* [Required work] Repeat everything from the line holding "Generate a Python" to the line holding "import numpy as np", inclusive, exactly. Leave out the rest.

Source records
* * * *

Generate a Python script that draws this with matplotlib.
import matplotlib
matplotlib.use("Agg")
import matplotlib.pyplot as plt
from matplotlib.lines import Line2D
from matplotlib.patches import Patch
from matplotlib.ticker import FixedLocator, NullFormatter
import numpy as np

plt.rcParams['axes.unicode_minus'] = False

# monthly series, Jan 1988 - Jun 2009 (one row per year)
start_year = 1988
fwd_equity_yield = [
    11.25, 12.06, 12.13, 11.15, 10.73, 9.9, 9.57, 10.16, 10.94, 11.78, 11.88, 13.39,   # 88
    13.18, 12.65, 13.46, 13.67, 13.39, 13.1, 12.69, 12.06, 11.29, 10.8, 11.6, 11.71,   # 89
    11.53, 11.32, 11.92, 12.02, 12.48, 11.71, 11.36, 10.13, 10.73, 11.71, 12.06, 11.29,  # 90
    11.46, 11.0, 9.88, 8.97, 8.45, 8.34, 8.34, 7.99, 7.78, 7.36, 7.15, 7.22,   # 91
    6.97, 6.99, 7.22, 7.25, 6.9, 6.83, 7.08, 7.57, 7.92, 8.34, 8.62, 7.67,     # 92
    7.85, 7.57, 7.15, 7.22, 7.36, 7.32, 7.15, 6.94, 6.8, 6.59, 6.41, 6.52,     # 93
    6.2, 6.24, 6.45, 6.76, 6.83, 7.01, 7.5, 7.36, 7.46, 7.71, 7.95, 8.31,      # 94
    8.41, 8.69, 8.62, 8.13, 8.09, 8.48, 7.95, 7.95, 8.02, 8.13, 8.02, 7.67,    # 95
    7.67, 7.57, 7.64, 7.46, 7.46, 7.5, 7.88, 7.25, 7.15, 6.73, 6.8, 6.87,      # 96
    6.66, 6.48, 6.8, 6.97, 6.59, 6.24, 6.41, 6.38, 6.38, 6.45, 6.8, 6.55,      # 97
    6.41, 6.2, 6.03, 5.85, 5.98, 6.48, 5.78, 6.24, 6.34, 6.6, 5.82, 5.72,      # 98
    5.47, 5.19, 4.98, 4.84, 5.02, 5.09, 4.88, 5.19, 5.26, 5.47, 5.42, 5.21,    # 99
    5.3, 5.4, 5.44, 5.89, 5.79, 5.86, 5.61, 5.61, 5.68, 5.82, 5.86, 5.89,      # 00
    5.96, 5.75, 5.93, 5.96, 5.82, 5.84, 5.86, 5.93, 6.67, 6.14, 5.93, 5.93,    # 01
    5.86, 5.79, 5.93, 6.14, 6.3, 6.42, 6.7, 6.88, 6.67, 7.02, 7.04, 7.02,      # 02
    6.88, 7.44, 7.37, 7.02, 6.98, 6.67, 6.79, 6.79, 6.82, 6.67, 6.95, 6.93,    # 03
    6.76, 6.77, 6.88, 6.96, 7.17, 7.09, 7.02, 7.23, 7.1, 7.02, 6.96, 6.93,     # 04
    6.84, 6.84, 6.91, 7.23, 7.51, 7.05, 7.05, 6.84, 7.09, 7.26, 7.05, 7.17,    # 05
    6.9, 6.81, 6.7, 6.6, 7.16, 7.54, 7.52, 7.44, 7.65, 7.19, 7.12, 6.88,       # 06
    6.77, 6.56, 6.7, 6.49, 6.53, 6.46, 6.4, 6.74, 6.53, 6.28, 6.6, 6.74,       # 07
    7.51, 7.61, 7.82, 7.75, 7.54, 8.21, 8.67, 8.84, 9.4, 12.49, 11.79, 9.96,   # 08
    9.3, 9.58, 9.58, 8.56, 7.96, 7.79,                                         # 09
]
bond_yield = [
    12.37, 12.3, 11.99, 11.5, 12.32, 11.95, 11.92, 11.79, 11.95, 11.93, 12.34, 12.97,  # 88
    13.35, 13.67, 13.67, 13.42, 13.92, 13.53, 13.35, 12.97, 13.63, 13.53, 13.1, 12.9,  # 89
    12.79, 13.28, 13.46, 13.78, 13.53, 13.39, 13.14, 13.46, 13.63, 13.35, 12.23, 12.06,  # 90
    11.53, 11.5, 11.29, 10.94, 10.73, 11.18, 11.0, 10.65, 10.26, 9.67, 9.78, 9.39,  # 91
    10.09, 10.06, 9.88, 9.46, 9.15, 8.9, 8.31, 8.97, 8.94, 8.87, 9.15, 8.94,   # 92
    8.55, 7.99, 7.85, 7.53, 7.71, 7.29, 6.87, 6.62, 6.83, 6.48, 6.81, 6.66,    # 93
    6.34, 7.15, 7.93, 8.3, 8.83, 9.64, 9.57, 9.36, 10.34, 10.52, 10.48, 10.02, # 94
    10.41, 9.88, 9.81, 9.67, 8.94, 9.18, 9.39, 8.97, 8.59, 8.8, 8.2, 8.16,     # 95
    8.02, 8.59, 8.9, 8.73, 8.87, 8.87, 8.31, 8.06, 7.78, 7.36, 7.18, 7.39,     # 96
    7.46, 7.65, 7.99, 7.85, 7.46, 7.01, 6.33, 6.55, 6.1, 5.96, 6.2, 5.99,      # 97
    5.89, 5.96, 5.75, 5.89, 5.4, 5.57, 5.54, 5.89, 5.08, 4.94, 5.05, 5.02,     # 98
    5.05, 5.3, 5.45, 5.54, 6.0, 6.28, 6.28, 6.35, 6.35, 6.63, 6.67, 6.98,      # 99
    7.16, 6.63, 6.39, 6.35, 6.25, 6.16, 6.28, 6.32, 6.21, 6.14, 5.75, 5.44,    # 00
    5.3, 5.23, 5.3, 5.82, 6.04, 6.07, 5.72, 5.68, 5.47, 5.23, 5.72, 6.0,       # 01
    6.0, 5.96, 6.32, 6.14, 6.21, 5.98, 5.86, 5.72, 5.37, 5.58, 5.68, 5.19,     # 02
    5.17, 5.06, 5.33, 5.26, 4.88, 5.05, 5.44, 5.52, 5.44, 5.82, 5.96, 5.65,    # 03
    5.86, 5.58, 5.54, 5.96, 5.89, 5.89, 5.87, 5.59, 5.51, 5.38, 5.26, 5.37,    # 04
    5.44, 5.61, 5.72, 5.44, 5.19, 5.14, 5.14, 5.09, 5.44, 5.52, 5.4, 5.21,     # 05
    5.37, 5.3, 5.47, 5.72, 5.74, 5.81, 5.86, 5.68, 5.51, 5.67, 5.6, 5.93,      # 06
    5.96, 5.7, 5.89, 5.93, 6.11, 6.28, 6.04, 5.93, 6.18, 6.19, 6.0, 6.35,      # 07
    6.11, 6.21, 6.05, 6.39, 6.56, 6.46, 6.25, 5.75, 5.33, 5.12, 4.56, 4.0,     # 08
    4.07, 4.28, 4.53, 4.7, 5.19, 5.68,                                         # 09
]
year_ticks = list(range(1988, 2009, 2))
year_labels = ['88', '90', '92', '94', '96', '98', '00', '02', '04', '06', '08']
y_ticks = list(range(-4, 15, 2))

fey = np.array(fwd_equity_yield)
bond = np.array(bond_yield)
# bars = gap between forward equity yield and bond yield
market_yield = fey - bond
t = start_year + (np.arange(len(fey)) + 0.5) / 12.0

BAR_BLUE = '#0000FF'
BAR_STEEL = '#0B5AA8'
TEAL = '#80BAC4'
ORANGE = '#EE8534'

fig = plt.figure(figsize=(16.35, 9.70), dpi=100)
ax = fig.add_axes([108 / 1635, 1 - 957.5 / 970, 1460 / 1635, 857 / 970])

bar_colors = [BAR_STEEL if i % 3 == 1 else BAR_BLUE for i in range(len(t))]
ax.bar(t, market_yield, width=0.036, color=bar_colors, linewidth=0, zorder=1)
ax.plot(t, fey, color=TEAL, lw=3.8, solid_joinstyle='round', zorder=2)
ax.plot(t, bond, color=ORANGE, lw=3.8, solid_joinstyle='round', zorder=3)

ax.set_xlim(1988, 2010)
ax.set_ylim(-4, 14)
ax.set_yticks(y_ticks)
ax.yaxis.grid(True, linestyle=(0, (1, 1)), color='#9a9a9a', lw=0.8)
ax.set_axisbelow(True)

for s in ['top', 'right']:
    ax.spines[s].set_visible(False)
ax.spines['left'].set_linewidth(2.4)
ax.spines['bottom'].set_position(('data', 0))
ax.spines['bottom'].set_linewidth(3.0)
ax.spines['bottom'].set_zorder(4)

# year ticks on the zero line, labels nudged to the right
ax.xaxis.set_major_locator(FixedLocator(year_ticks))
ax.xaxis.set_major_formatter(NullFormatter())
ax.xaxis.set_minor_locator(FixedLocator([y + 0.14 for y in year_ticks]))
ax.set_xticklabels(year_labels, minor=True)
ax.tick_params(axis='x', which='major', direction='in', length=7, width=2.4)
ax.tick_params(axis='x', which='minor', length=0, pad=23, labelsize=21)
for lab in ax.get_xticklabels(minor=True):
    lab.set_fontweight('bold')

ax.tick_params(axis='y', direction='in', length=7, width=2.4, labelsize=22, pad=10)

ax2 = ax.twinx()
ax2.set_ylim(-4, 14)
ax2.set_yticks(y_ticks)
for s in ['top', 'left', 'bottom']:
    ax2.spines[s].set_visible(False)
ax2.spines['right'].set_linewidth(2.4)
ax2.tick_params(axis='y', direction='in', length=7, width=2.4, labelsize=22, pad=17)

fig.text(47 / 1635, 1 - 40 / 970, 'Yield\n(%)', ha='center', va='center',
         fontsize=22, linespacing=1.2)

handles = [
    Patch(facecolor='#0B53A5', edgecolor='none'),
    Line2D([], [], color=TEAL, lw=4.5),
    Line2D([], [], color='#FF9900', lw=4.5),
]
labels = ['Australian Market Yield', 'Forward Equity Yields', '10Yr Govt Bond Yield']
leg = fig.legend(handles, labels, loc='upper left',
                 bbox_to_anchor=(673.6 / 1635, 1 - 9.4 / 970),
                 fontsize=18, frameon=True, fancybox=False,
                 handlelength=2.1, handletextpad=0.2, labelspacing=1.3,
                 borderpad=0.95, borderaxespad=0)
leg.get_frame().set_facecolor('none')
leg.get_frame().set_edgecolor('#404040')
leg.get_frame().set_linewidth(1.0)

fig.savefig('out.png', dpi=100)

* * * *

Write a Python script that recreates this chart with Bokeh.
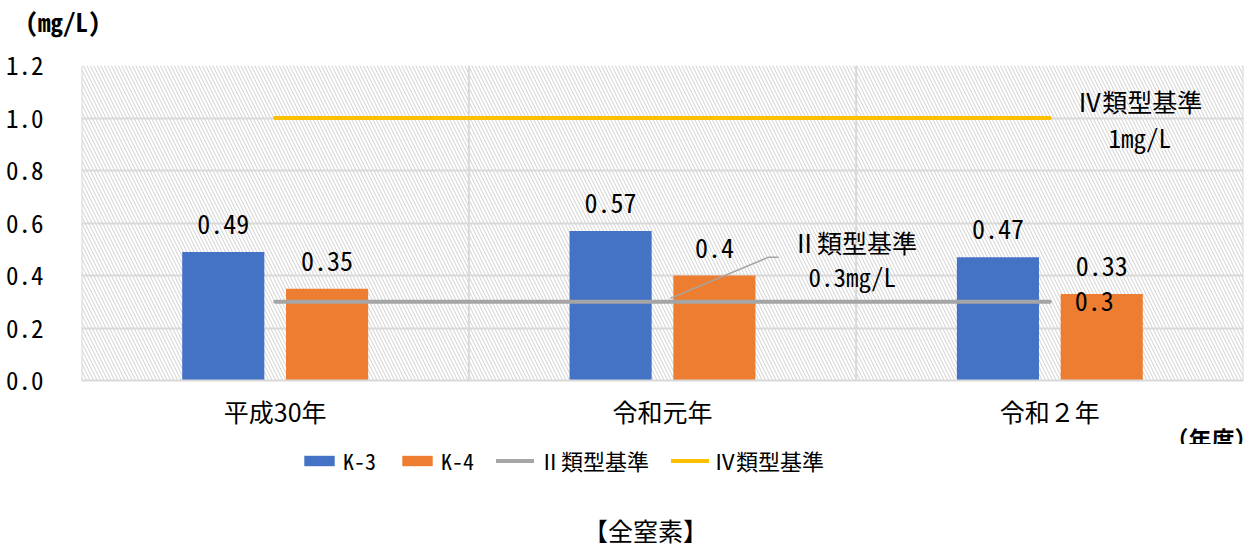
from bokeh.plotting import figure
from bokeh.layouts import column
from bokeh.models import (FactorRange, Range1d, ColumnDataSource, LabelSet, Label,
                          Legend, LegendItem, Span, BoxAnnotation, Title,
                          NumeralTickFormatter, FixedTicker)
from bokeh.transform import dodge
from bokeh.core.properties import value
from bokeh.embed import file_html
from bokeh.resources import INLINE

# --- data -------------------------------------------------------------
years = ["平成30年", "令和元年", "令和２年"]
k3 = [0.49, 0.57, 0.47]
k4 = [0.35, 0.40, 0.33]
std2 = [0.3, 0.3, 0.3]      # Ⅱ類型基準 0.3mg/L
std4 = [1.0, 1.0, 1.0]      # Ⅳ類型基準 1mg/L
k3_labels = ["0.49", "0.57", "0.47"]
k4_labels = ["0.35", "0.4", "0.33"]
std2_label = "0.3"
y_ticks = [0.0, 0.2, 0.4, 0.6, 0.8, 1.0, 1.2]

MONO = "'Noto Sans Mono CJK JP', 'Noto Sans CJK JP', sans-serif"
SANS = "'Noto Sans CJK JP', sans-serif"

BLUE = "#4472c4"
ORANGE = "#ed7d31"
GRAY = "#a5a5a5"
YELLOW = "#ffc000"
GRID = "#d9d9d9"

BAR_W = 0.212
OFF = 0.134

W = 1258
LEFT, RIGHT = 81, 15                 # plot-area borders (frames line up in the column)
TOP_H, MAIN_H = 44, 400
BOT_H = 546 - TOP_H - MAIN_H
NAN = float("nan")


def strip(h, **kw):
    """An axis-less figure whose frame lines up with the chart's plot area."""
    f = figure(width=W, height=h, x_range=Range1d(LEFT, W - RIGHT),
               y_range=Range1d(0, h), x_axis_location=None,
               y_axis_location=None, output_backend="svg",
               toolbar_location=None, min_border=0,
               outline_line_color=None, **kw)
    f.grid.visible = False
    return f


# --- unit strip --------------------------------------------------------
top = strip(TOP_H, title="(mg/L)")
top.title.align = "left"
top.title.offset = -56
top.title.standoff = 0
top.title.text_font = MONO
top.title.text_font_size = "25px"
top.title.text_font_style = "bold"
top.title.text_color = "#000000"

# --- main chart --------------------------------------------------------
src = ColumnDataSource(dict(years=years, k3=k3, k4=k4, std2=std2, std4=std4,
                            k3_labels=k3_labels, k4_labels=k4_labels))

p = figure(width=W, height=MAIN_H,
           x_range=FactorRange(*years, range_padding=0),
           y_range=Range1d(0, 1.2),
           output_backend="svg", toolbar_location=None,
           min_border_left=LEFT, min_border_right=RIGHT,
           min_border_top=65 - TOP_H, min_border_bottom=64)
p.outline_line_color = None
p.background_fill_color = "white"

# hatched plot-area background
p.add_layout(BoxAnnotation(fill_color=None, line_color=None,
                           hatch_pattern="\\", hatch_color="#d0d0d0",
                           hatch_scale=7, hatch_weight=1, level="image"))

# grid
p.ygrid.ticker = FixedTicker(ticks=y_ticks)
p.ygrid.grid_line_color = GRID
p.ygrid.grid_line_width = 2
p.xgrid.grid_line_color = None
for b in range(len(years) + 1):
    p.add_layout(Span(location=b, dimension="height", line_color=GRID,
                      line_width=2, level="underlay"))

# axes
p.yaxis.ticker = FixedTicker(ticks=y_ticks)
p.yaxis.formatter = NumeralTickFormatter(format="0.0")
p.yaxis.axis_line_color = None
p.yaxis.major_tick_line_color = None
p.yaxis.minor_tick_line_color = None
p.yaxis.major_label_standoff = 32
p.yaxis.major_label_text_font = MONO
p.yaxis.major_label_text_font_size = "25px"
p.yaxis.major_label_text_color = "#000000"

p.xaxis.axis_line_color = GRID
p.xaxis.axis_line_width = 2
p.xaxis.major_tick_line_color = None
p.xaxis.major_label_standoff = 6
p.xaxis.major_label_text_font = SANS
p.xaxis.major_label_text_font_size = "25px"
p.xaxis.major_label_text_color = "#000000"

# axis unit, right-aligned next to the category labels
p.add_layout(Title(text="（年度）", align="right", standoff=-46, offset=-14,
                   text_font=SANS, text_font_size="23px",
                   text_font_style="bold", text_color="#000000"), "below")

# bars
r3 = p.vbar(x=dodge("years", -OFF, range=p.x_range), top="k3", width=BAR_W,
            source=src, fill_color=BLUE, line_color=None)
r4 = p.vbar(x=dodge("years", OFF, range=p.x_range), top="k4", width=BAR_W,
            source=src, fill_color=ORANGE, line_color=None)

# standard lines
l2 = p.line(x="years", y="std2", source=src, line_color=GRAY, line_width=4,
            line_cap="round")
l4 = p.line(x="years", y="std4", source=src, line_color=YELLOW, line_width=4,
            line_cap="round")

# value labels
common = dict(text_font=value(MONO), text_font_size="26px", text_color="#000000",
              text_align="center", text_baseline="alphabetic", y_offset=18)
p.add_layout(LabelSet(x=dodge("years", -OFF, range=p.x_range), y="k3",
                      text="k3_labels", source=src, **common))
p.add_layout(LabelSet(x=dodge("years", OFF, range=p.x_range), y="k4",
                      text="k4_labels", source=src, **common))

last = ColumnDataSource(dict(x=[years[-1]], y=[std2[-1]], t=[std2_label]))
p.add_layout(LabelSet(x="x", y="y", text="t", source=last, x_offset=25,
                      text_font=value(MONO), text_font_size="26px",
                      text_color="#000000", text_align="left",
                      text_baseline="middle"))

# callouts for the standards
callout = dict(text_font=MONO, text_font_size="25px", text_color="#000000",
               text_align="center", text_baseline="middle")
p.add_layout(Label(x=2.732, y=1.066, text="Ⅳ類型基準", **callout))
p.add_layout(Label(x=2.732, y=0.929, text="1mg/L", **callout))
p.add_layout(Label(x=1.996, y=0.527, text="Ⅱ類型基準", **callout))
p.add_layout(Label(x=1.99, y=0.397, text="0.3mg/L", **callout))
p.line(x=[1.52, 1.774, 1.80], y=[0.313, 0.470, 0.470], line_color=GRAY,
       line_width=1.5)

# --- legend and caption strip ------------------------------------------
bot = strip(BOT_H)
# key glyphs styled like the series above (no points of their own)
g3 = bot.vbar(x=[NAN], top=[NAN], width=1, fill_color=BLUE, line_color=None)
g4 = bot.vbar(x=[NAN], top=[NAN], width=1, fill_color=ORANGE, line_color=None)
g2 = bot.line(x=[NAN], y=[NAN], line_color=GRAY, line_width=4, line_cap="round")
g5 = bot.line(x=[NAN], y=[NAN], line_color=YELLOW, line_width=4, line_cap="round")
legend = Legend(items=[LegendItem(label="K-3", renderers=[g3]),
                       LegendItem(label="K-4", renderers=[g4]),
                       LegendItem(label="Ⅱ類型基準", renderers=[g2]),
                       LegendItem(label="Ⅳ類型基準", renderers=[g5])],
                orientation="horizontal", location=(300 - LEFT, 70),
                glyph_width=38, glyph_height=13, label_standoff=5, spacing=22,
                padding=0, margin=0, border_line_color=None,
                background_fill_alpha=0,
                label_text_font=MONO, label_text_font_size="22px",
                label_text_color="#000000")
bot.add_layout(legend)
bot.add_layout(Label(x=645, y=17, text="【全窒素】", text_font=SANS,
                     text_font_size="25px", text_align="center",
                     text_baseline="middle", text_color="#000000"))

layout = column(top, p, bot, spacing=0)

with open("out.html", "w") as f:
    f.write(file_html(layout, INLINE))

* * * *

* [Output for this task]
Generate a Python script that draws this with matplotlib.
import matplotlib
matplotlib.use("Agg")
import matplotlib.pyplot as plt
from matplotlib.lines import Line2D
from matplotlib.patches import Patch
from matplotlib.ticker import FixedLocator, NullFormatter
import numpy as np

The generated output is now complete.